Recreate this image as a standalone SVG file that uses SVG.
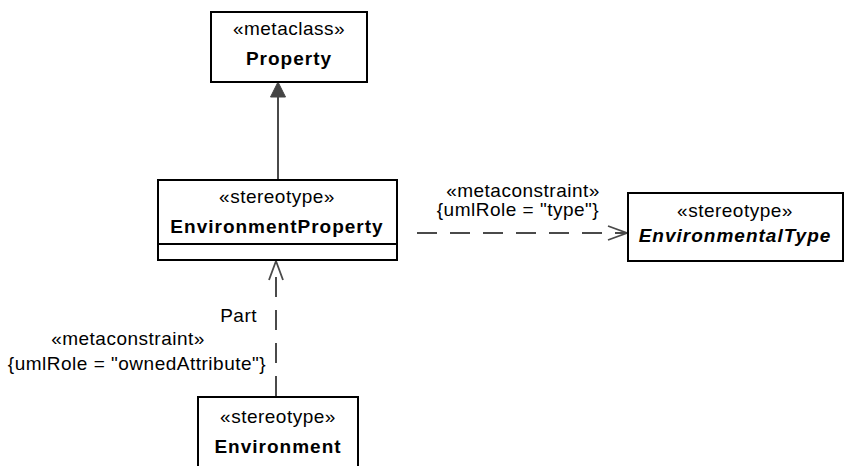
<svg xmlns="http://www.w3.org/2000/svg" width="844" height="466" viewBox="0 0 844 466">
<style>
.box{fill:#fff;stroke:#000;stroke-width:2}
.t{font-family:"Liberation Sans",Arial,sans-serif;font-size:19px;fill:#000;letter-spacing:0.5px}
.b{font-weight:bold;letter-spacing:1px}
.i{font-style:italic}
.c{text-anchor:middle}
.e{text-anchor:end}
.con{fill:none;stroke:#4a4a4a;stroke-width:2}
.dash{stroke-dasharray:20,13}
</style>
<defs>
<marker id="open" markerWidth="24" markerHeight="18" refX="20" refY="8" orient="auto" markerUnits="userSpaceOnUse">
<path d="M1,1 L20,8 L1,15" fill="none" stroke="#4a4a4a" stroke-width="1.8"/>
</marker>
</defs>
<g id="connectors">
<line class="con" x1="278" y1="180" x2="278" y2="95"/>
<polygon points="278,82 270.5,97 285.5,97" fill="#444" stroke="#444" stroke-width="1"/>
<line class="con dash" x1="417" y1="233" x2="627" y2="233" marker-end="url(#open)"/>
<line class="con dash" x1="276" y1="396" x2="276" y2="261" marker-end="url(#open)"/>
<text class="t c" x="523" y="197">«metaconstraint»</text>
<text class="t c" x="518" y="216">{umlRole = "type"}</text>
<text class="t e" x="257" y="322">Part</text>
<text class="t c" x="128" y="345">«metaconstraint»</text>
<text class="t c" x="137" y="370">{umlRole = "ownedAttribute"}</text>
</g>
<g id="Property">
<rect class="box" x="211" y="12" width="156" height="70"/>
<text class="t c" x="289" y="35">«metaclass»</text>
<text class="t b c" x="289" y="65">Property</text>
</g>
<g id="EnvironmentProperty">
<rect class="box" x="158" y="180" width="239" height="80"/>
<line x1="158" y1="244" x2="397" y2="244" stroke="#000" stroke-width="2"/>
<text class="t c" x="277" y="203">«stereotype»</text>
<text class="t b c" x="277" y="233">EnvironmentProperty</text>
</g>
<g id="EnvironmentalType">
<rect class="box" x="628" y="193" width="215" height="68"/>
<text class="t c" x="735" y="217">«stereotype»</text>
<text class="t b i c" x="735" y="242">EnvironmentalType</text>
</g>
<g id="Environment">
<rect class="box" x="198" y="397" width="160" height="80"/>
<text class="t c" x="278" y="423">«stereotype»</text>
<text class="t b c" x="278" y="453">Environment</text>
</g>
</svg>
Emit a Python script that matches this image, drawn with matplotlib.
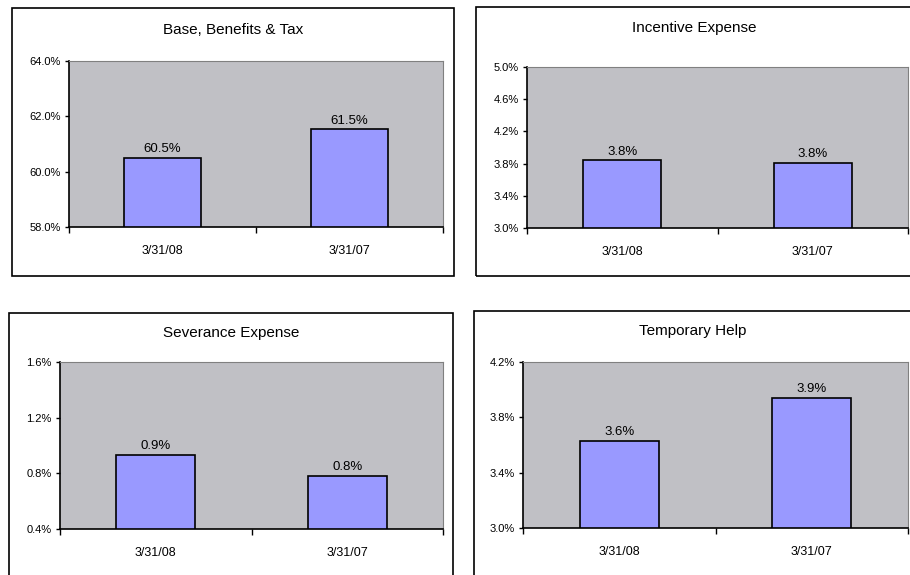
import matplotlib
matplotlib.use('Agg')
import matplotlib.pyplot as plt
from matplotlib.patches import Rectangle

plt.rcParams['font.family'] = ['Liberation Sans', 'DejaVu Sans']

dates = ['3/31/08', '3/31/07']

titles = ['Base, Benefits & Tax', 'Incentive Expense', 'Severance Expense', 'Temporary Help']
base_vals = [60.49, 61.53]
incentive_vals = [3.84, 3.81]
severance_vals = [0.93, 0.78]
temp_vals = [3.63, 3.94]

base_ticks = [58.0, 60.0, 62.0, 64.0]
incentive_ticks = [3.0, 3.4, 3.8, 4.2, 4.6, 5.0]
severance_ticks = [0.4, 0.8, 1.2, 1.6]
temp_ticks = [3.0, 3.4, 3.8, 4.2]

W, H = 910, 575
fig = plt.figure(figsize=(W / 100, H / 100), dpi=100)

# pixel boxes: (frame box), (plot area), title y
panels = [
    (base_vals, base_ticks, titles[0], (12, 8, 454, 276), (69, 61, 443, 227), 30),
    (incentive_vals, incentive_ticks, titles[1], (476, 7, 914, 276), (527, 67, 908, 228), 28),
    (severance_vals, severance_ticks, titles[2], (9, 313, 453, 580), (60, 362, 443, 529), 333),
    (temp_vals, temp_ticks, titles[3], (474, 311, 914, 580), (523, 362, 908, 528), 331),
]


def fr(x0, y0, x1, y1):
    return [x0 / W, 1 - y1 / H, (x1 - x0) / W, (y1 - y0) / H]


for vals, ticks, title, box, area, ty in panels:
    x0, y0, x1, y1 = box
    fig.patches.append(Rectangle((x0 / W, 1 - y1 / H), (x1 - x0) / W, (y1 - y0) / H,
                                 transform=fig.transFigure, fill=False,
                                 edgecolor='black', linewidth=1.2))
    cx = (x0 + min(x1, 912)) / 2
    fig.text(cx / W, 1 - ty / H, title, ha='center', va='center', fontsize=11)

    ax = fig.add_axes(fr(*area))
    ax.set_facecolor('#C0C0C5')
    ax.bar([0.5, 1.5], vals, width=0.41, color='#9999FF', edgecolor='black', linewidth=1.2)
    for i, v in enumerate(vals):
        ax.annotate(f'{v:.1f}%', (0.5 + i, v), xytext=(0, 2), textcoords='offset points',
                    ha='center', va='bottom', fontsize=9.5)
    ax.set_xlim(0, 2)
    ax.set_ylim(ticks[0], ticks[-1])
    ax.set_yticks(ticks)
    ax.set_yticklabels([f'{t:.1f}%' for t in ticks], fontsize=8)
    ax.set_xticks([0, 1, 2])
    ax.set_xticklabels([])
    ax.set_xticks([0.5, 1.5], minor=True)
    ax.set_xticklabels(dates, minor=True, fontsize=9)
    ax.tick_params(axis='x', which='minor', length=0, pad=13)
    ax.tick_params(axis='x', which='major', length=4, direction='out', width=1)
    ax.tick_params(axis='y', length=3, width=1, pad=3)
    for s in ['top', 'right']:
        ax.spines[s].set_color('#808080')
        ax.spines[s].set_linewidth(0.8)
    for s in ['left', 'bottom']:
        ax.spines[s].set_color('black')
        ax.spines[s].set_linewidth(1.2)

fig.savefig('out.png', dpi=100)
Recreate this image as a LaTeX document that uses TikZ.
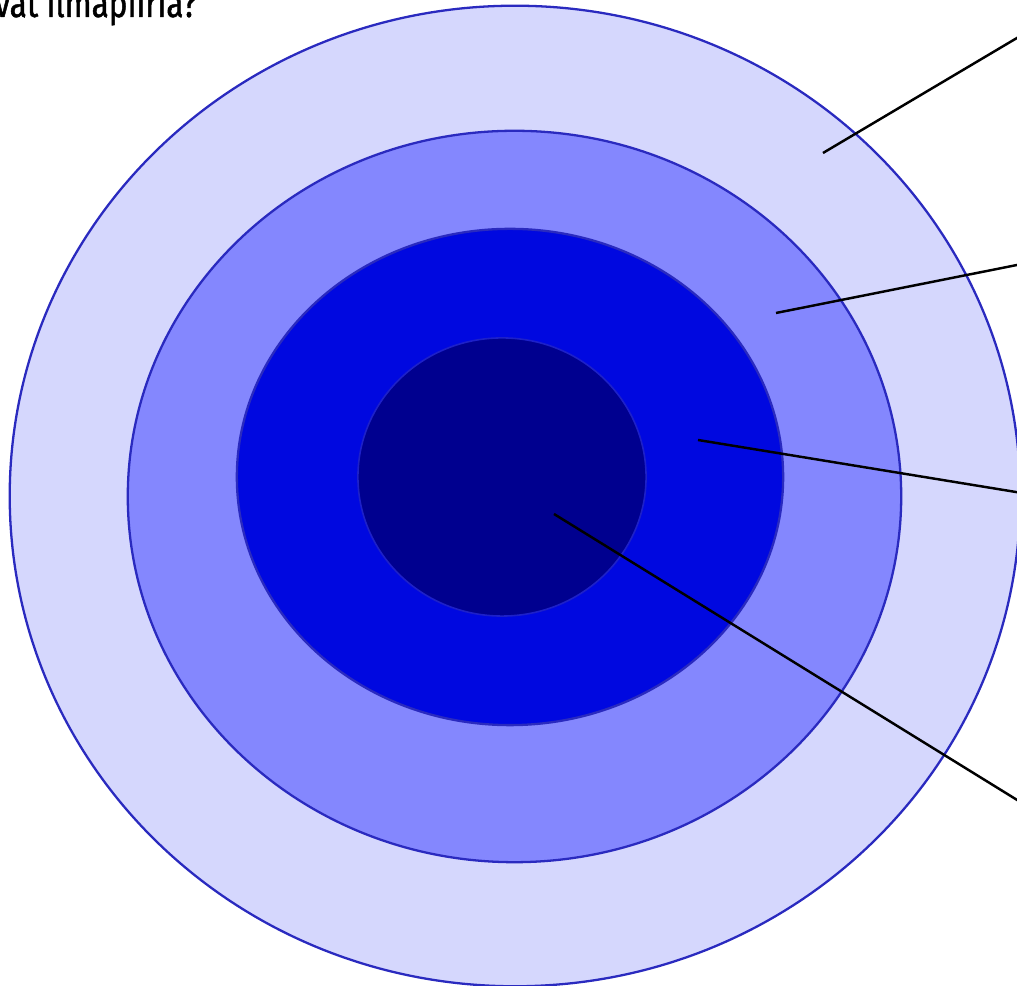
\documentclass[tikz,border=0pt]{standalone}
\usepackage{fontspec}
\usepackage{xcolor}
\usetikzlibrary{shapes.geometric}
\newfontfamily\titlefont[FakeStretch=0.8, FakeBold=1.2]{Fira Sans}

\definecolor{ringA}{HTML}{D5D7FD}
\definecolor{ringB}{HTML}{8487FE}
\definecolor{ringC}{HTML}{0008E0}
\definecolor{ringD}{HTML}{00008F}
\definecolor{ringline}{HTML}{2A2ABF}

\begin{document}
\begin{tikzpicture}[x=0.01cm, y=-0.01cm,
  ring/.style={ellipse, draw=ringline, line width=0.65pt, inner sep=0pt},
  pointer/.style={draw=black, line width=0.7pt}]
 \useasboundingbox (0,0) rectangle (1017,986);
 % rings, outer to inner
 \node[ring, fill=ringA, minimum width=10.1cm, minimum height=9.8cm] (OUTER) at (515,496) {};
 \node[ring, fill=ringB, minimum width=7.73cm, minimum height=7.31cm] (SECOND) at (514.5,496.5) {};
 \node[ring, fill=ringC, minimum width=5.46cm, minimum height=4.96cm] (THIRD) at (510,477) {};
 \node[ring, fill=ringD, draw=ringline!70!ringC, line width=0.45pt, minimum width=2.88cm, minimum height=2.78cm] (CORE) at (502,477) {};
 % title, cut off at the edge
 \node[anchor=base west, inner sep=0pt, font=\titlefont\fontsize{11.2}{12}\selectfont] (TITLE) at (-6,17) {vat ilmapiiria?};
 % pointers
 \coordinate (pA) at (823,153);
 \coordinate (pB) at (776,313);
 \coordinate (pC) at (698,440);
 \coordinate (pD) at (554,514);
 \coordinate (eA) at (1022,35);
 \coordinate (eB) at (1022,264);
 \coordinate (eC) at (1022,493);
 \coordinate (eD) at (1022,803);
 \draw[pointer] (pA) -- (eA);
 \draw[pointer] (pB) -- (eB);
 \draw[pointer] (pC) -- (eC);
 \draw[pointer] (pD) -- (eD);
\end{tikzpicture}
\end{document}
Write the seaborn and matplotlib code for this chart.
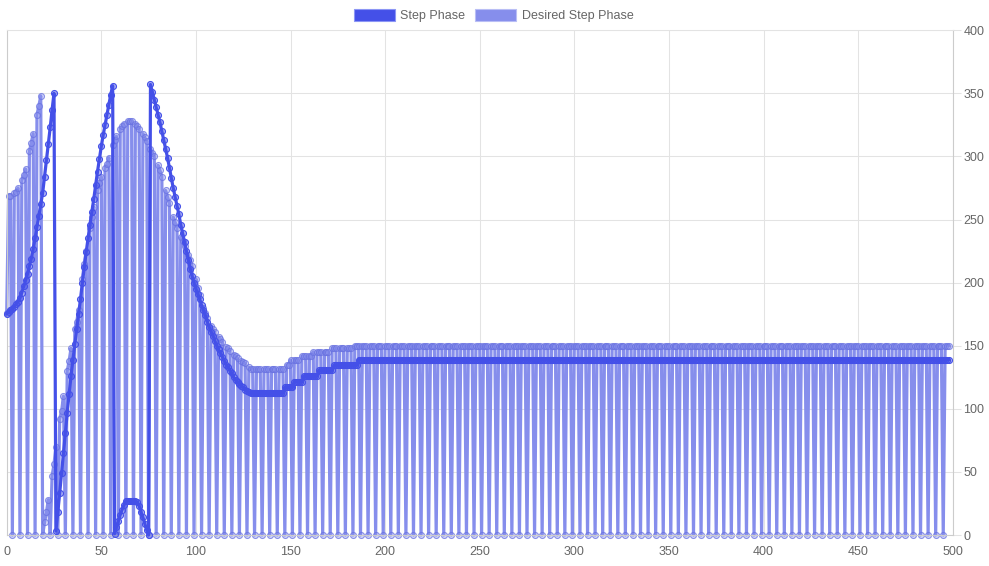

◇ ◇ ◇ ◇ ◇

**WHAT YOU NEED TO DO**
Skip all pictures. Output only the lines from the one containing "Emit a Python" to the one containing "temp_vals = [3.63, 3.94]", both lines included.

**COMPLETE OUTPUT**
Emit a Python script that matches this image, drawn with matplotlib.
import matplotlib
matplotlib.use('Agg')
import matplotlib.pyplot as plt
from matplotlib.patches import Rectangle

plt.rcParams['font.family'] = ['Liberation Sans', 'DejaVu Sans']

dates = ['3/31/08', '3/31/07']

titles = ['Base, Benefits & Tax', 'Incentive Expense', 'Severance Expense', 'Temporary Help']
base_vals = [60.49, 61.53]
incentive_vals = [3.84, 3.81]
severance_vals = [0.93, 0.78]
temp_vals = [3.63, 3.94]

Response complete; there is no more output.